Schwartz has coordinated many progressive political demonstrations in Waterloo and Black Hawk County.
“I organize them in a manner that ensures everyone’s safety,” Schwartz said.
There will be a security presence, and Schwartz has requested anyone attending the fundraiser not wear a mask or costume.
“The police have said they will be stepping up patrols in the area and will stand by ready to arrest anybody that trespasses on our private property,” Schwartz said.
In January 2018, union and Democratic activists picketed the Shell Rock home of former Iowa Senate Majority Leader Bill Dix to protest what they called his anti-family and anti-worker agenda after he faced allegations of infidelity.

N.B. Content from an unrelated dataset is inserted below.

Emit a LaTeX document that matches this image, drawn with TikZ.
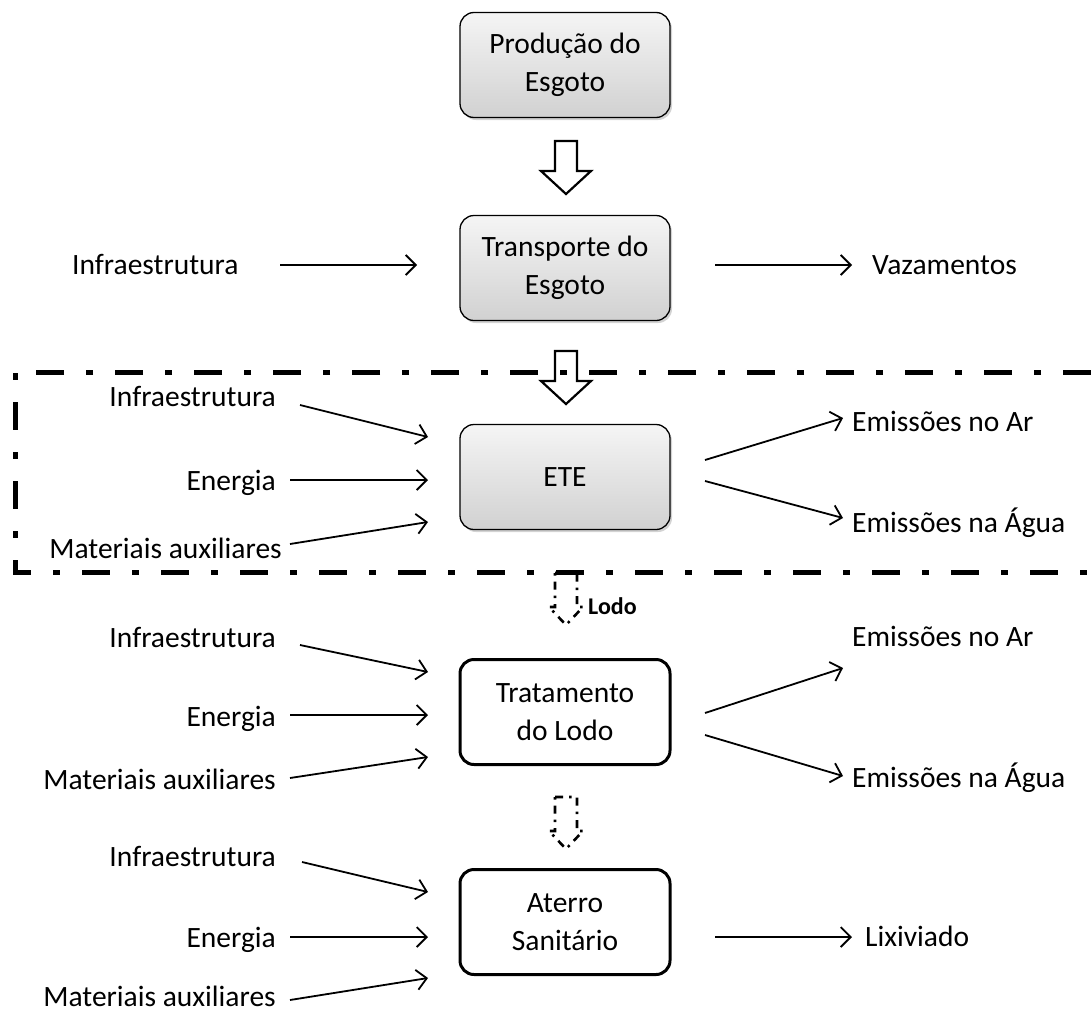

Schwartz said he opposed that protest “because of what we had gone through in our own home,” he said. “It’s a tactic we cannot support. We don’t care what side of the aisle it’s coming from.”
In October 2016, Schwartz’s house was vandalized in the midst of his campaign for county supervisor.
Scrawled across his front door in black paint were the words “Lev 20:13,” a likely reference to Leviticus 20:13, a Bible verse that states: “If a man also lie with mankind, as he lieth with a woman, both of them have committed an abomination: they shall surely be put to death.”
The slur “fag” was painted on a blue Schwartz campaign sign, and “Trmp” was painted on a Clinton-Kaine sign. Other candidate signs in his yard had black lines sprayed across them.